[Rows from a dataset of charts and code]
-- Start --
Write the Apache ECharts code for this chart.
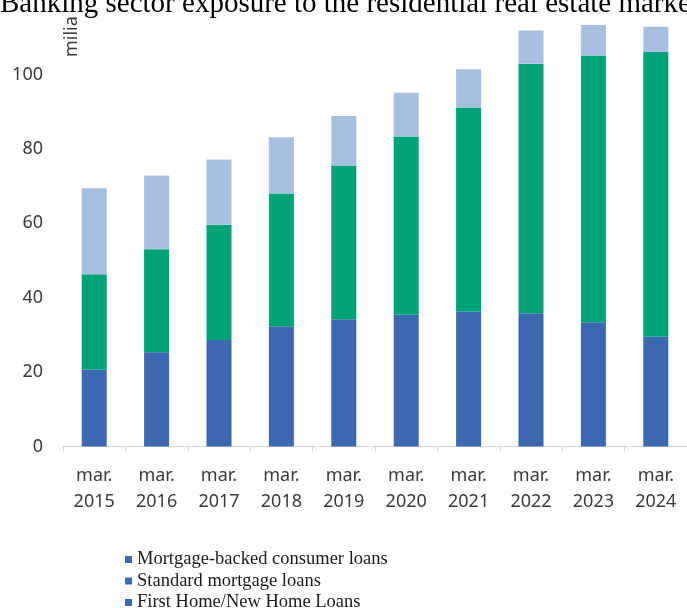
<!DOCTYPE html>
<html>
<head>
<meta charset="utf-8">
<script src="https://cdn.jsdelivr.net/npm/echarts@6/dist/echarts.min.js"></script>
<style>
  html, body { margin: 0; padding: 0; background: #ffffff; }
  #chart { width: 687px; height: 608px; }
</style>
</head>
<body>
<div id="chart"></div>
<script>
// Categories (March of each year)
var categories = ['mar.\n2015', 'mar.\n2016', 'mar.\n2017', 'mar.\n2018', 'mar.\n2019',
                  'mar.\n2020', 'mar.\n2021', 'mar.\n2022', 'mar.\n2023', 'mar.\n2024'];

// Stacked segments, billions (milia)
var firstHomeLoans      = [20.6, 25.3, 28.6, 32.3, 34.2, 35.4, 36.3, 35.8, 33.4, 29.5];
var standardMortgage    = [25.7, 27.7, 31.0, 35.7, 41.3, 47.9, 54.8, 67.1, 71.7, 76.5];
var mortgageBackedCons  = [23.1, 19.8, 17.5, 15.1, 13.3, 11.8, 10.3,  8.9,  8.2,  6.8];

var seriesNames = ['Mortgage-backed consumer loans', 'Standard mortgage loans', 'First Home/New Home Loans'];
var yTicks = [0, 20, 40, 60, 80, 100];

var chart = echarts.init(document.getElementById('chart'), null, { renderer: 'canvas' });

var labelFont = 'Noto Sans';
var legendBlue = '#3c67b1';

chart.setOption({
  animation: false,
  backgroundColor: '#ffffff',
  title: {
    text: 'Banking sector exposure to the residential real estate market',
    left: 0,
    top: -10,
    padding: 0,
    textStyle: { fontFamily: 'Liberation Serif', fontSize: 29, fontWeight: 'normal', color: '#000000' }
  },
  graphic: [{
    type: 'text',
    x: 63,
    y: 57,
    rotation: Math.PI / 2,
    style: { text: 'milia', font: '18px "Noto Sans"', fill: '#3a3a3a' }
  }],
  legend: {
    orient: 'vertical',
    left: 125,
    top: 550,
    height: 70,
    itemWidth: 7,
    itemHeight: 7,
    itemGap: 2.5,
    icon: 'rect',
    padding: 0,
    textStyle: { fontFamily: 'Liberation Serif', fontSize: 18.5, lineHeight: 18.5, color: '#1a1a1a' },
    data: seriesNames.map(function (n) { return { name: n, itemStyle: { color: legendBlue } }; })
  },
  grid: { left: 63, width: 629, top: 446.5 - 120 * 3.81, height: 120 * 3.81, containLabel: false },
  xAxis: {
    type: 'category',
    data: categories,
    boundaryGap: true,
    axisLine: { show: true, lineStyle: { color: '#d4d4d4', width: 1 } },
    axisTick: { show: true, length: 5, alignWithLabel: false, lineStyle: { color: '#d4d4d4' } },
    axisLabel: {
      interval: 0, margin: 16,
      fontFamily: labelFont, fontSize: 18, lineHeight: 26, color: '#3a3a3a'
    }
  },
  yAxis: {
    type: 'value',
    min: 0, max: 120, interval: 20,
    axisLine: { show: false },
    axisTick: { show: false },
    splitLine: { show: false },
    axisLabel: {
      margin: 20, fontFamily: labelFont, fontSize: 18, color: '#3a3a3a',
      formatter: function (v) { return yTicks.indexOf(v) >= 0 ? String(v) : ''; }
    }
  },
  series: [
    { name: seriesNames[2], type: 'bar', stack: 'total', barWidth: 25,
      itemStyle: { color: '#3c67b1' }, data: firstHomeLoans },
    { name: seriesNames[1], type: 'bar', stack: 'total', barWidth: 25,
      itemStyle: { color: '#00a278' }, data: standardMortgage },
    { name: seriesNames[0], type: 'bar', stack: 'total', barWidth: 25,
      itemStyle: { color: '#a7c0e2' }, data: mortgageBackedCons }
  ]
});
</script>
</body>
</html>
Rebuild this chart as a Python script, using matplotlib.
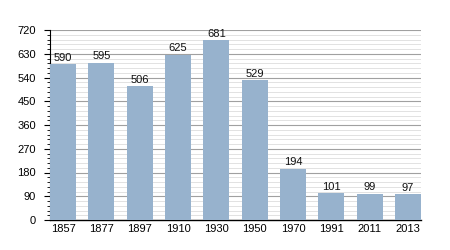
import matplotlib
matplotlib.use("Agg")
import matplotlib.pyplot as plt
from matplotlib.ticker import MultipleLocator

plt.rcParams['font.family'] = ['Liberation Sans', 'DejaVu Sans']

years = ["1857", "1877", "1897", "1910", "1930", "1950", "1970", "1991", "2011", "2013"]
values = [590, 595, 506, 625, 681, 529, 194, 101, 99, 97]

fig = plt.figure(figsize=(4.5, 2.5), dpi=100)
ax = fig.add_axes([50/450, 30/250, 371/450, 190/250])

x = list(range(len(years)))
ax.bar(x, values, width=0.68, color="#97b2cd", zorder=3)
for xi, v in zip(x, values):
    ax.text(xi, v + 6, str(v), ha="center", va="bottom", fontsize=8, color="#111111", zorder=4)

ax.set_xlim(-0.34, len(years) - 1 + 0.34)
ax.set_ylim(0, 720)
ax.yaxis.set_major_locator(MultipleLocator(90))
ax.yaxis.set_minor_locator(MultipleLocator(18))
ax.grid(axis="y", which="major", color="#a0a0a0", linewidth=0.8, zorder=1)
ax.grid(axis="y", which="minor", color="#dddddd", linewidth=0.6, zorder=1)
ax.set_xticks(x)
ax.set_xticklabels(years)
ax.tick_params(axis="x", length=0, labelsize=8, pad=3)
ax.tick_params(axis="y", which="major", length=4, labelsize=8, direction="out", pad=6)
ax.tick_params(axis="y", which="minor", length=2, direction="out")
for s in ["top", "right"]:
    ax.spines[s].set_visible(False)
ax.spines["left"].set_linewidth(0.8)
ax.spines["bottom"].set_linewidth(1.0)

fig.savefig("out.png", dpi=100)
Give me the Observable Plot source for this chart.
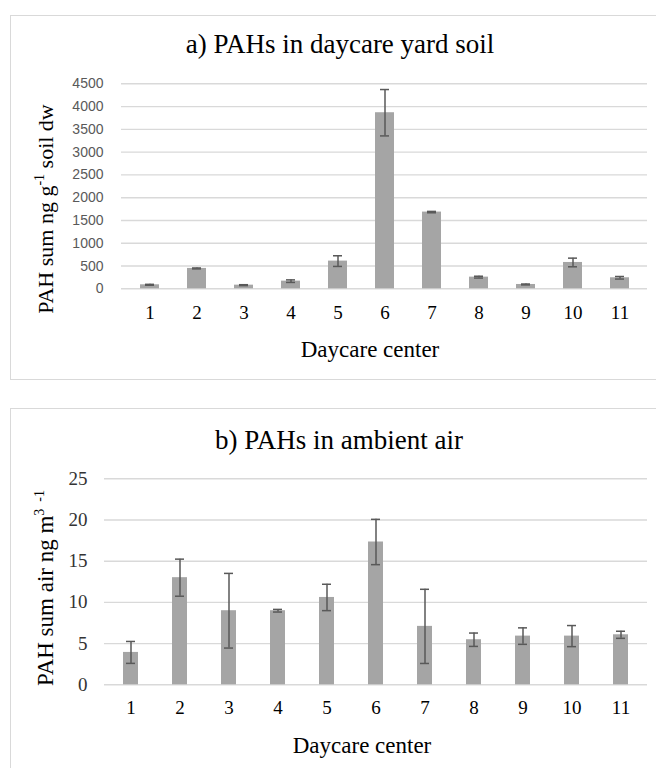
<!DOCTYPE html>
<html><head><meta charset="utf-8">
<script src="https://cdn.jsdelivr.net/npm/d3@7"></script>
<script src="https://cdn.jsdelivr.net/npm/@observablehq/plot@0.6"></script>
<style>
html,body{margin:0;padding:0;background:#fff;overflow:hidden;width:656px;height:768px;position:relative}
.frame{position:absolute;border:1.3px solid #d9d9d9;box-sizing:border-box}
.plot{position:absolute}
</style></head>
<body>
<div class="frame" style="left:10px;top:15px;width:680px;height:365px"></div>
<div class="frame" style="left:10px;top:408px;width:680px;height:400px"></div>
<div id="pa" class="plot" style="left:10px;top:15px"></div>
<div id="pb" class="plot" style="left:10px;top:408px"></div>
<script>
const centers = ["1","2","3","4","5","6","7","8","9","10","11"];
const soil    = [88, 447, 80, 168, 608, 3865, 1684, 256, 95, 578, 242];
const soilErr = [10, 10, 10, 28, 117, 509, 15, 20, 10, 95, 28];
const soilTicks = [0,500,1000,1500,2000,2500,3000,3500,4000,4500];
const air     = [3.93, 13.0, 8.99, 8.99, 10.6, 17.33, 7.09, 5.47, 5.91, 5.91, 6.07];
const airErr  = [1.33, 2.25, 4.53, 0.16, 1.6, 2.75, 4.5, 0.81, 1.0, 1.28, 0.43];
const airTicks = [0,5,10,15,20,25];
const titleA = "a) PAHs in daycare yard soil";
const titleB = "b) PAHs in ambient air";
const xLabel = "Daycare center";
const yLabelA = [["PAH sum ng g", false], ["-1", true], [" soil dw", false]];
const yLabelB = [["PAH sum air ng m", false], ["3\u00a0\u00a0-1", true]];

const SERIF = "Liberation Serif, Times New Roman, serif";

function panel(vals, errs, ticks, o) {
  const rows = centers.map((c, i) => ({c, v: vals[i], e: errs[i]}));
  const svg = Plot.plot({
    width: 646, height: o.height,
    marginLeft: o.ml, marginRight: 9, marginTop: o.mt, marginBottom: o.mb,
    x: {domain: centers, paddingInner: o.pad, paddingOuter: o.pad / 2, axis: null},
    y: {domain: [0, ticks[ticks.length - 1]], axis: null},
    style: {background: "transparent", overflow: "visible"},
    marks: [
      Plot.gridY(ticks, {stroke: "#d9d9d9", strokeOpacity: 1, strokeWidth: 1.4}),
      Plot.axisY(ticks, {tickSize: 0, tickPadding: o.yPad, tickFormat: d => String(d), fontFamily: o.yFont, fontSize: o.yFs, fill: o.yFill, label: null}),
      Plot.axisX({tickSize: 0, tickPadding: o.xPad, fontFamily: SERIF, fontSize: 19, fill: "#000", label: null}),
      Plot.barY(rows, {x: "c", y: "v", fill: "#a5a5a5"}),
      Plot.ruleX(rows, {x: "c", y1: d => d.v - d.e, y2: d => d.v + d.e, stroke: "#595959", strokeWidth: 1.5}),
      Plot.tickY(rows, {x: "c", y: d => d.v + d.e, stroke: "#595959", strokeWidth: 1.5, insetLeft: o.cap, insetRight: o.cap}),
      Plot.tickY(rows, {x: "c", y: d => d.v - d.e, stroke: "#595959", strokeWidth: 1.5, insetLeft: o.cap, insetRight: o.cap})
    ]
  });
  const s = d3.select(svg);
  const g = s.append("g").attr("font-family", SERIF).attr("fill", "#000");
  g.append("text").attr("x", o.tx).attr("y", o.ty).attr("text-anchor", "middle")
    .attr("font-size", 27).text(o.title);
  g.append("text").attr("x", o.xlx).attr("y", o.xly).attr("text-anchor", "middle")
    .attr("font-size", 23).text(xLabel);
  const yl = g.append("text").attr("text-anchor", "middle").attr("font-size", o.ylfs)
    .attr("transform", `translate(${o.ylx},${o.yly}) rotate(-90)`);
  let shifted = false;
  for (const [str, sup] of o.ylabel) {
    const t = yl.append("tspan").text(str);
    if (sup && !shifted) { t.attr("font-size", 14).attr("dy", -9); shifted = true; }
    else if (!sup && shifted) { t.attr("dy", 9); shifted = false; }
  }
  return svg;
}

document.getElementById("pa").append(panel(soil, soilErr, soilTicks, {
  height: 364, ml: 111, mt: 68.3, mb: 90.7, pad: 0.6, cap: 5,
  yPad: 18, yFont: "Liberation Sans, Arial, sans-serif", yFs: 14, yFill: "#595959", xPad: 16.5,
  title: titleA, tx: 330, ty: 38, xlx: 360, xly: 342, ylx: 43, yly: 194, ylfs: 22, ylabel: yLabelA
}));
document.getElementById("pb").append(panel(air, airErr, airTicks, {
  height: 360, ml: 94, mt: 70.3, mb: 83.7, pad: 0.7, cap: 3,
  yPad: 17, yFont: SERIF, yFs: 19, yFill: "#333", xPad: 15.2,
  title: titleB, tx: 329, ty: 41, xlx: 352, xly: 345, ylx: 43, yly: 180, ylfs: 23, ylabel: yLabelB
}));
</script>
</body></html>
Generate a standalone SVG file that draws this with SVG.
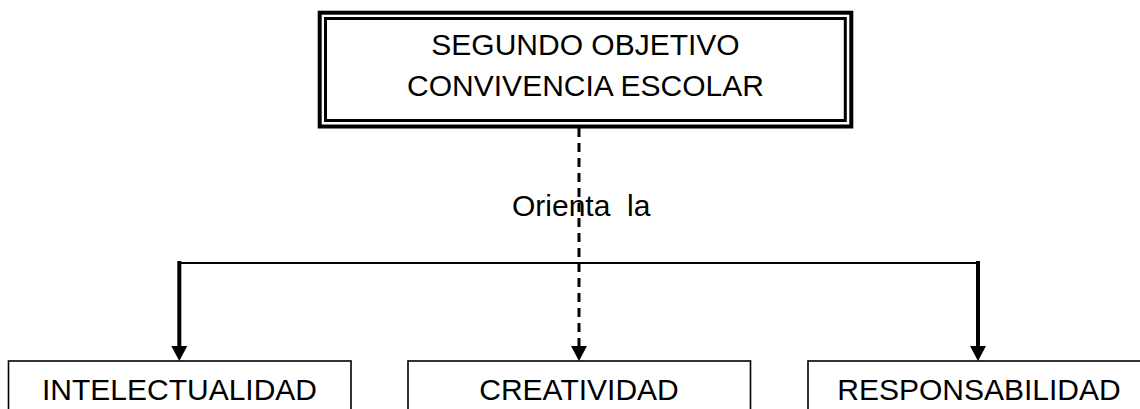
-- End --
* _Requirement_: Copy every line that includes the string "matplotlib" from the material above.

* _Completed exercise_:
Rebuild this chart as a Python script, using matplotlib.
import matplotlib
matplotlib.use("Agg")
import matplotlib.pyplot as plt
from matplotlib.ticker import MultipleLocator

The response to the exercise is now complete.